LOL My 'endowments' couldn't get in the way of anything so I guess I should give it a try


----------



## Leslie (Feb 28, 2007)

'Lo and Laurie~ I'm not sure exactly what Amanda is using to treat Dora with in the clip. But, I use tiny pieces of carrot to put in my mouth to treat Tori. She goes absolutely nuts for them. Let me tell you, she gives major eye-contact. She won't take her eyes off me as long as she thinks I've got any left ound:


----------



## mckennasedona (Feb 20, 2007)

Suzanne, I'd prefer to teach my girls everything with hand signals. I watched a man do hand signals with his dog in a Starbucks once and it was amazing. He had him sit/down/stay with just his hand signals while he was waiting in line. Normally dogs are NOT allowed in Starbucks but no one said anything because this dog was amazingly obedient.
As for treats from the mouth....I use either Charlie Bears or cut up Natural Balance roll. The Charlie Bears I'd put in my mouth but the NB roll, yuck!


----------



## Leeann (Feb 28, 2007)

The treat in the mouth is a great way of making eye contact. The trick is can you take the treat out of you mouth and put your hand out to the side with out loosing eye contact? Monte was great at this in obedience, Riley he would much rather look at the treat lol.


----------



## Paige (Sep 12, 2006)

Wow Amanda, Dora has it all. Brains and Beauty. I need to get my boys working on tricks.


----------



## SMARTY (Apr 19, 2007)

Thanks for the video Amanda. Dora is so pretty and clever to have picked that up so fast. Smarty would be at my mouth looking for the treat. I’ll have to work on that.


----------



## ama0722 (Nov 28, 2006)

Well I have the treat issue with Belle so there is no video of her. If Belle doesn't see her reward, she doesnt want to play the game! 
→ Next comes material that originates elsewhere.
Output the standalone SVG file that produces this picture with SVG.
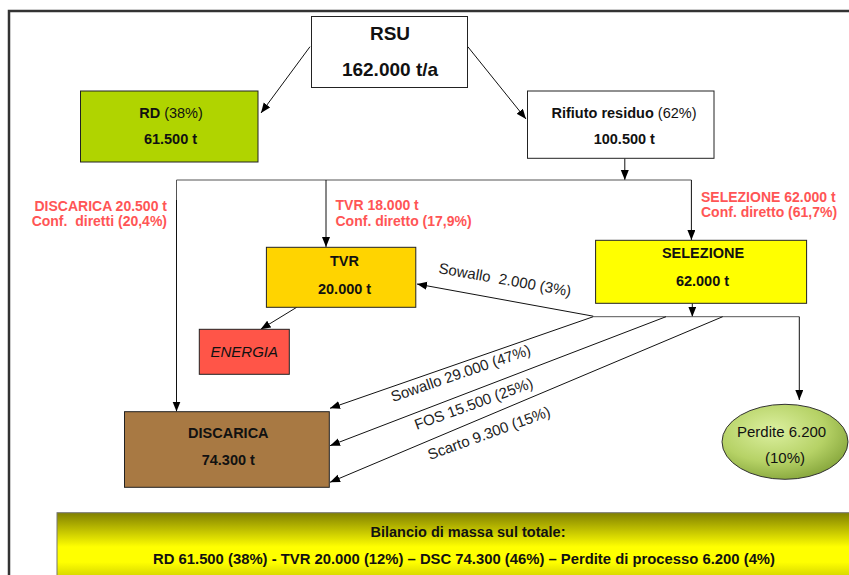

And I know I will get harassed but it is Bailey's jerky in my mouth  It is good- think Karen will put me on the website with my testimonial??? Okay- you can start teasing me now!

I would say the Pepsi was a treat for me but actually it was my tripod! Oh and if you look close, you can see Belle in the crate watching otherwise it is all out chaos when it comes to get the treat!

Amanda


----------



## Laurief (Nov 7, 2006)

You asked for it ------ YUK!!!!!! - not my cup of tea!! I think I might stick to carrots!


----------



## Missy (Nov 6, 2006)

Amanda, for that advertisement you should get a year's supply of baily's jerky!!!


----------



## ama0722 (Nov 28, 2006)

Now just so I get teased more, it is actually really good! It tastes like pot roast!!! I would like to redeem myself and let you know I don't try everything Dora likes- no lamb's lung, bully sticks, etc!

Amanda


----------



## dboudreau (Jan 12, 2007)

Such a smart girl Dora is. You have inspired me to get working with Sam some more. I've been so lazy this winter.


----------



## Havtahava (Aug 20, 2006)

Hey, thanks for sharing that, Amanda! That's great!!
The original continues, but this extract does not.